Bij katten werd beschadiging van de ogen waargenomen na behandeling met doses die hoger waren dan 15
mg/kg, eenmaal daags gedurende 21 achtereenvolgende dagen. Doses van 30 mg/kg eenmaal daags gedurende
21 achtereenvolgende dagen hebben tot irreversibele beschadiging van de ogen geleid. Bij 50 mg/kg eenmaal
daags gedurende 21 dagen kan blindheid optreden.

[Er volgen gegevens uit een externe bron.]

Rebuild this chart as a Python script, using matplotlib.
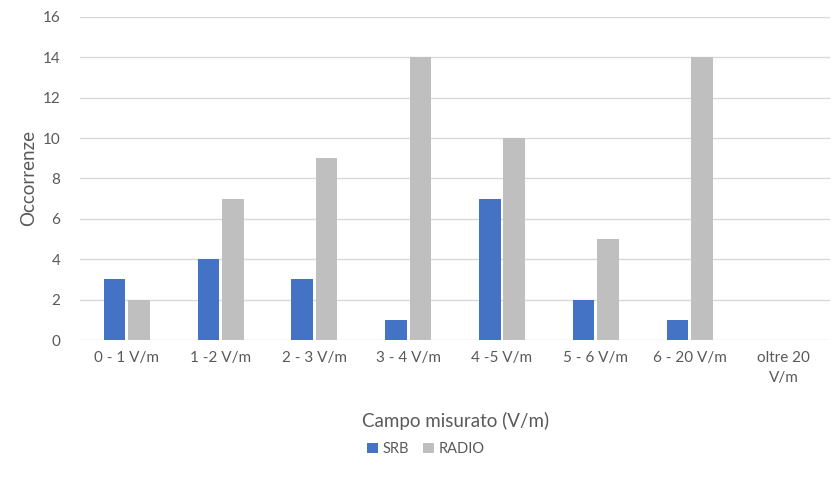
import numpy as np
import matplotlib.pyplot as plt

plt.rcParams['font.family'] = ['Lato', 'DejaVu Sans']

categories = ["0 - 1 V/m", "1 -2 V/m", "2 - 3 V/m", "3 - 4 V/m", "4 -5 V/m",
              "5 - 6 V/m", "6 - 20 V/m", "oltre 20\nV/m"]
srb = [3, 4, 3, 1, 7, 2, 1, 0]
radio = [2, 7, 9, 14, 10, 5, 14, 0]

txt = "#595959"
x = np.arange(len(categories))
w = 0.23

fig = plt.figure(figsize=(8.32, 4.83), dpi=100)
ax = fig.add_axes([0.096, 0.296, 0.902, 0.669])

ax.bar(x - 0.13, srb, w, color="#4472c4", label="SRB", zorder=3)
ax.bar(x + 0.13, radio, w, color="#bfbfbf", label="RADIO", zorder=3)

ax.set_xlim(-0.5, len(categories) - 0.5)
ax.set_ylim(0, 16)
ax.set_yticks(range(0, 17, 2))
ax.set_xticks(x)
ax.set_xticklabels(categories, fontsize=11, color=txt, linespacing=1.5)
ax.tick_params(axis="y", labelsize=11, colors=txt, length=0, pad=14)
ax.tick_params(axis="x", length=0, pad=8)
ax.grid(axis="y", color="#d9d9d9", linewidth=1, zorder=0)
for s in ax.spines.values():
    s.set_visible(False)

ax.set_ylabel("Occorrenze", fontsize=13.5, color=txt, labelpad=4)
ax.set_xlabel("Campo misurato (V/m)", fontsize=13.5, color=txt, labelpad=20)

fig.legend(loc="center", bbox_to_anchor=(0.512, 0.07), ncol=2, frameon=False,
           fontsize=10.5, labelcolor=txt, handlelength=0.75, handleheight=0.75,
           handletextpad=0.3, columnspacing=1.0)

fig.savefig("out.png", dpi=100)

Bij honden, konijnen, kleine knaagdieren, reptielen en vogels is geen overdosis gedocumenteerd. Bij een
accidentele overdosis is geen antidotum beschikbaar en moet de behandeling symptomatisch zijn.
Onverenigbaarheden:
Aangezien er geen onderzoek is verricht naar de verenigbaarheid, moet het middel niet met andere
diergeneesmiddelen worden vermengd.
13. SPECIALE VOORZORGSMAATREGELEN VOOR HET VERWIJDEREN VAN NIET-
GEBRUIKTE DIERGENEESMIDDELEN OF EVENTUELE RESTANTEN HIERVAN
Geneesmiddelen mogen niet worden verwijderd via afvalwater of huishoudelijk afval.
Vraag aan uw dierenarts of apotheker hoe u overtollige geneesmiddelen verwijdert. Deze maatregelen dienen
tevens ter bescherming van het milieu.
14. DE DATUM WAAROP DE BIJSLUITER VOOR HET LAATST IS HERZIEN
November 2020
15. OVERIGE INFORMATIE
Flacon van 50 ml of 100 ml
Het kan voorkomen dat niet alle verpakkingsgrootten in de handel worden gebracht.
Gelieve voor alle informatie over dit diergeneesmiddel contact op te nemen met de lokale vertegenwoordiger
van de houder van de vergunning voor het in de handel brengen.